Enfin, dernier épisode en date, aujourd'hui en fin d’après-midi, avec une intervention abrupte et sans doute furieuse d'Obama. Cette fois, le président ne prend plus de gants: non, les USA n’ont pas donné le “feu vert” pour une attaque d’Israël contre l’Iran (Notez le “Absolutely not»)… Ce qui signifie nettement, cette fois, que le président des USA estime qu’Israël a besoin d’un “feu vert” des USA pour attaquer. Puis, Obama se rattrape et revient sur la version initiale (“ce n’est pas à nous à donner un ‘feu vert’, Israël est souverain”, bla bla bla.) La progression du discours, retranscrite ici par Haaretz le 7 juillet 2009, à 17H53, est intéressante, – sacrebleu!

«U.S. President Barack Obama rebuffed suggestions that Washington had given Israel a green light to attack Iran's nuclear facilities, in an interview with CNN on Tuesday. Asked by CNN whether Washington had given Israel approval to strike Iran's nuclear facilities, Obama answered: “Absolutely not.”

»“We have said directly to the Israelis that it is important to try and resolve this in an international setting in a way that does not create major conflict in the Middle East,” Obama said in reference to Iran's contentious nuclear program.

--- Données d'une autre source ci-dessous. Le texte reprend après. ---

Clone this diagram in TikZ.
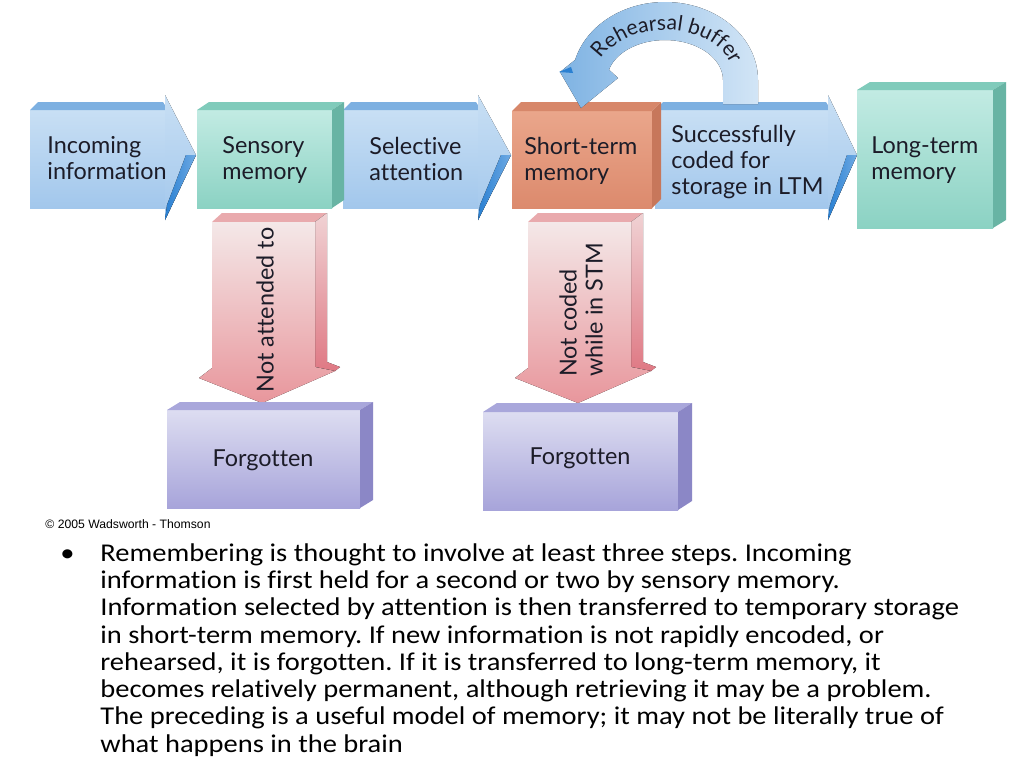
\documentclass[tikz,border=0pt]{standalone}
\usepackage{fontspec}
\setmainfont[Ligatures=NoCommon, FakeStretch=1.113]{Carlito}
\newfontfamily\diagfont[Ligatures=NoCommon]{Lato}
\newfontfamily\arialfont{Liberation Sans}
\usetikzlibrary{decorations.text}
\definecolor{txt}{HTML}{1C1C28}
\definecolor{blA}{HTML}{C8DFF4}
\definecolor{blB}{HTML}{A2C7EC}
\definecolor{blTop}{HTML}{7DB0E1}
\definecolor{blDarkA}{HTML}{6FAAE3}
\definecolor{blDarkB}{HTML}{2A80D2}
\definecolor{tlA}{HTML}{C2EBE3}
\definecolor{tlB}{HTML}{8BD2C3}
\definecolor{tlTop}{HTML}{80CBBB}
\definecolor{tlSide}{HTML}{68B4A4}
\definecolor{saA}{HTML}{EAA68B}
\definecolor{saB}{HTML}{DC8A6D}
\definecolor{saTop}{HTML}{D7876A}
\definecolor{saSide}{HTML}{C7775B}
\definecolor{pkA}{HTML}{F4E8E8}
\definecolor{pkB}{HTML}{E8969C}
\definecolor{pkTop}{HTML}{E9AAAD}
\definecolor{pkSideA}{HTML}{F0D2D4}
\definecolor{pkSideB}{HTML}{DF7984}
\definecolor{puA}{HTML}{DDDDF1}
\definecolor{puB}{HTML}{A7A4DA}
\definecolor{puTop}{HTML}{A9A7DB}
\definecolor{puSide}{HTML}{8B87C6}
\definecolor{rbA}{HTML}{7FB3E3}
\definecolor{rbB}{HTML}{D2E5F6}
\tikzset{
  bluebody/.style={top color=blA, bottom color=blB},
  bluetop/.style={fill=blTop},
  bluehead/.style={top color=blA, bottom color=blB},
  bluedark/.style={left color=blDarkB, right color=blDarkA},
  tealfront/.style={top color=tlA, bottom color=tlB},
  tealtop/.style={fill=tlTop},
  tealside/.style={fill=tlSide},
  salmonfront/.style={top color=saA, bottom color=saB},
  salmontop/.style={fill=saTop},
  salmonside/.style={fill=saSide},
  purplefront/.style={top color=puA, bottom color=puB},
  purpletop/.style={fill=puTop},
  purpleside/.style={fill=puSide},
  pinkfront/.style={top color=pkA, bottom color=pkB},
  pinktop/.style={fill=pkTop},
  pinkside/.style={top color=pkSideA, bottom color=pkSideB},
  rehband/.style={left color=rbA, right color=rbB},
  lbl/.style={font=\diagfont\fontsize{11.7}{13}\selectfont, align=left, inner sep=0pt, text=txt},
  bodytext/.style={font=\frenchspacing\fontsize{12.8}{13.64}\selectfont, align=left, inner sep=0pt, text=black}
}
% cube: x1 y1 x2 y2 dx dy style-prefix
\newcommand{\cubeShape}[7]{%
  \fill[#7front] (#1,#2) rectangle (#3,#4);
  \fill[#7top] (#1,#2) -- (#1+#5,#2-#6) -- (#3+#5,#2-#6) -- (#3,#2) -- cycle;
  \fill[#7side] (#3,#2) -- (#3+#5,#2-#6) -- (#3+#5,#4-#6) -- (#3,#4) -- cycle;}
% blue arrow: x-left, x-head, x-tip
\newcommand{\blueArrow}[3]{%
  \fill[bluebody] (#1,110) rectangle (#2+1,208);
  \fill[bluetop] (#1,110) -- (#1+8,102) -- (#2-2,102) -- (#2+3,110) -- cycle;
  \fill[bluehead] (#2,95) -- (#3,155) -- (#2,220) -- cycle;
  \fill[bluedark] (#3,155) -- (#2,220) -- (#2+2,205) -- (#3-10,155) -- cycle;}
% pink down arrow, shifted by #1
\newcommand{\pinkArrow}[1]{%
  \begin{scope}[shift={(#1,0)}]
  \fill[pinktop] (212,222) -- (222,213) -- (327,213) -- (315,222) -- cycle;
  \fill[pinkside] (315,222) -- (327,213) -- (327,362) -- (340,367) -- (335,371) -- (315,367) -- cycle;
  \fill[pinkfront] (212,222) -- (315,222) -- (315,367) -- (335,371) -- (262,403) -- (199,378) -- (212,368) -- cycle;
  \end{scope}}
\begin{document}
\begin{tikzpicture}[x=0.5pt,y=-0.5pt]
\useasboundingbox (0,0) rectangle (1024,768);
\fill[white] (0,0) rectangle (1024,768);

% horizontal flow arrows
\blueArrow{30}{165}{196}
\blueArrow{343}{478}{511}
\blueArrow{655}{828}{857}

% boxes
\cubeShape{197}{110}{332}{208}{12}{8}{teal}
\cubeShape{512}{111}{652}{208}{9}{9}{salmon}
\cubeShape{857}{90}{993}{228}{13}{8}{teal}

% rehearsal buffer loop
\fill[rehband] (758,104) -- (758,80)
  arc[start angle=0, end angle=-165, x radius=93, y radius=78]
  -- (560,72) -- (581,108) -- (618,78)
  -- ({665+58*cos(-165)},{80+40*sin(-165)})
  arc[start angle=-165, end angle=0, x radius=58, y radius=40]
  -- (723,104) -- cycle;
\fill[blDarkB] (559,72) -- (571,67) -- (573,73) -- cycle;
\path[decorate, decoration={text along path, text align=center,
  text={|\diagfont\fontsize{10.5}{12}\selectfont\color{txt}|Rehearsal buffer}}]
  ({665+70*cos(-170)},{80+50*sin(-170)})
  arc[start angle=-170, end angle=-3, x radius=70, y radius=50];

% downward arrows
\pinkArrow{0}
\pinkArrow{316}

% forgotten boxes
\cubeShape{167}{410}{360}{508}{13}{8}{purple}
\cubeShape{483}{412}{678}{510}{14}{9}{purple}

% labels
\node[lbl, anchor=west] (inc) at (47,158.5) {Incoming\\information};
\node[lbl, anchor=west] (sen) at (222,160.5) {Sensory\\memory};
\node[lbl, anchor=west] (sel) at (369,158.5) {Selective\\attention};
\node[lbl, anchor=west] (stm) at (524,160.5) {Short-term\\memory};
\node[lbl, anchor=west] (suc) at (671,162) {Successfully\\coded for\\storage in LTM};
\node[lbl, anchor=west] (ltm) at (871,160) {Long-term\\memory};
\node[lbl, rotate=90] (nat) at (265,310) {Not attended to};
\node[lbl, rotate=90] (ncs) at (581,310) {Not coded\\while in STM};
\node[lbl] (fg1) at (263,460) {Forgotten};
\node[lbl] (fg2) at (580,458) {Forgotten};

\node[font=\arialfont\fontsize{6.1}{7}\selectfont, anchor=west, inner sep=0pt, text=black] (copy) at (45,524) {© 2005 Wadsworth - Thomson};

\node[bodytext, anchor=base west] (bul) at (60,561) {•};
\node[bodytext, anchor=north west] (para) at (100,543) {Remembering is thought to involve at least three steps. Incoming\\
information is first held for a second or two by sensory memory.\\
Information selected by attention is then transferred to temporary storage\\
in short-term memory. If new information is not rapidly encoded, or\\
rehearsed, it is forgotten. If it is transferred to long-term memory, it\\
becomes relatively permanent, although retrieving it may be a problem.\\
The preceding is a useful model of memory; it may not be literally true of\\
what happens in the brain};
\end{tikzpicture}
\end{document}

»In the interview broadcast from Russia where he is on an official visit, Obama added, however: “We can't dictate to other countries what their security interests are.” “What is also true is, it is the policy of the United States to try to resolve the issue of Iran's nuclear capabilities,” Obama said. This would be achieved “through diplomatic channels,” he added.»

Entre-temps, le Washington Times, qui devient le relais quotidien favori des extrémistes et des likoudistes israéliens, publiait des informations exclusives. Il s’agissait de l’affirmation de sources israéliennes qu'il n’y avait pas eu de “demande” expresse de Netanyahou pour, peut-être pas un “feu vert” de BHO, mais au moins une coopération US pour une attaqure, ce qui signifie tout de même un “feu vert”. L’information est publiée le 7 juillet 2009, mais très tôt, heure de Washington (04H45).

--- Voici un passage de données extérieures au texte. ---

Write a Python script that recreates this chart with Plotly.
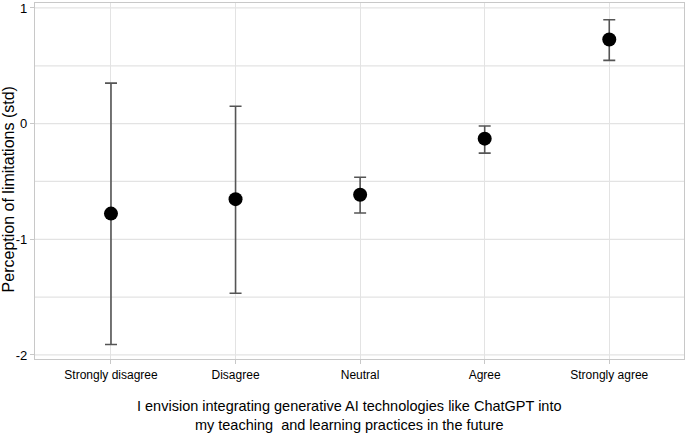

«Prime Minister Benjamin Netanyahu and his top deputies have not formally asked for U.S. aid or permission for possible military strikes on Iran's nuclear program, fearing the White House would not approve, two Israeli officials said.

»One senior Israeli official, who requested anonymity because of the sensitivity of the subject, told The Washington Times that Mr. Netanyahu determined that “it made no sense” to press the matter after the negative response President Bush gave Mr. Netanyahu's predecessor, Ehud Olmert, when he asked early last year for U.S. aid for possible military strikes on Iran.

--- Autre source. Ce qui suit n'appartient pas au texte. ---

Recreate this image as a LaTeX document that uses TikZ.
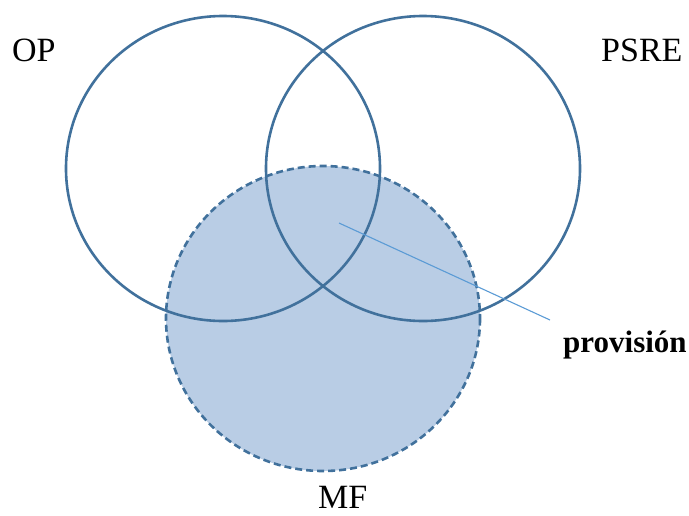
\documentclass[tikz,border=0pt]{standalone}
\usepackage{fontspec}
\setmainfont{Liberation Serif}
\definecolor{ringblue}{HTML}{41719C}
\definecolor{fillblue}{HTML}{B9CDE5}
\definecolor{lineblue}{HTML}{5B9BD5}
\begin{document}
\begin{tikzpicture}[x=1pt,y=-1pt,
  ring/.style={draw=ringblue,line width=2.6pt},
  mfring/.style={draw=ringblue,fill=fillblue,line width=2.6pt,dash pattern=on 7pt off 4pt},
  lbl/.style={anchor=base west,inner sep=0pt,font=\fontsize{34}{40}\selectfont},
  blbl/.style={anchor=base west,inner sep=0pt,font=\fontsize{31}{36}\selectfont\bfseries}]
\useasboundingbox (0,0) rectangle (689,515);
\path[mfring] (323,318.5) ellipse [x radius=157, y radius=152.5];
\path[ring] (223,168.5) ellipse [x radius=157, y radius=152.5];
\path[ring] (423,168.5) ellipse [x radius=157, y radius=152.5];
\coordinate (s) at (339,223);
\coordinate (e) at (550,320);
\draw[lineblue,line width=1.1pt] (s) -- (e);
\node[lbl] (op) at (12,61) {OP};
\node[lbl] (psre) at (601,61) {PSRE};
\node[lbl] (mf) at (318,508) {MF};
\node[blbl] (prov) at (563,352) {provisión};
\end{tikzpicture}
\end{document}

»Israel is increasingly nervous that Iran is developing the capability to build a nuclear weapon, an intention Iran denies. However, Israel is unlikely to attack Iran without at least tacit U.S. approval, in part because that would require cooperation from the United States. At the very least, Israel likely would have to fly over Iraqi airspace, which is still effectively controlled by the U.S. Air Force.»

Il s’agit d’un dossier fourni, qui s’est développé à la vitesse d’une frappe israélienne contre l’Iran, qui vient en fait d’une parole de trop, suscitée par l’agacement, de la part d’un Joe Biden qui est coutumier de paroles à haute voix qui dépassent souvent sa pensée, ou la traduisent de façon abrupte et un peu trop imagée. Quoi qu’il en soit, ce petit tour de piste est intéressant et vaut quelques remarques.

• Le mythe resurgi d’une attaque contre l’Iran, que nous avons subi pendant trois longues années, l’est ici à partir de circonstances complètement fortuites bien plus que de fuites ou de pressions maladroites. C’est le pur produit du système de communication, enchaînant le thème sensationnel associé à “la politique de l’idéologie et de l’instinct” qui a prévalu officiellement pendant huit années, additionné au caractère d’un homme prompt à un peu trop parler. C’est un signe intéressant que l’extrémisme constant de la pensée, cette déformation, ce gauchissement systématique (vers l'interventionnisme et le bellicisme) du discours, des hypothèses et des options, sont d’abord le produit de l’automatisme de la communication, qui est une sorte d’idéologie en soi. Il semble que tout le monde a paniqué dans cette affaire, y compris les Israéliens qui ont fait passer vite fait le message, par le Washington Times, qu’ils ne demandaient aucune autorisation d’attaquer à Washington, – impliquant par là qu’ils la demanderaient s’ils devaient attaquer, comme, apprend-on de source officieuse israélienne cette fois, Olmert l’a fait auprès de Bush.

• La chose (l’Iran) semble donc tenir à cœur à Obama, par conséquent la politique qu’il tente de mener depuis quelques mois, qu’il semble vouloir poursuivre malgré les événements depuis les élections présidentielles du 12 juin. Son intervention est abrupte et ne s’embarrasse pas de protocole. Le “Absolutely not” prétend répondre à la question “avez-vous donné votre ‘feu vert’ à Israël pour une attaque?”, ce qui nous fait comprendre qu’effectivement la chose pourrait être demandée, ou a été demandée, ou même devrait être demandée. Pour l’instant, malgré les événements d’Iran, il semble hors de question de mettre en évidence de quelque manière que ce soit l'idée de l’option militaire, même pour faire pression sur l’Iran. En soi, la réaction d’Obama est un message puissant pour l’Iran, qu’il ait été conçu de cette façon ou non, – et probablement ne l’a-t-il nullement été.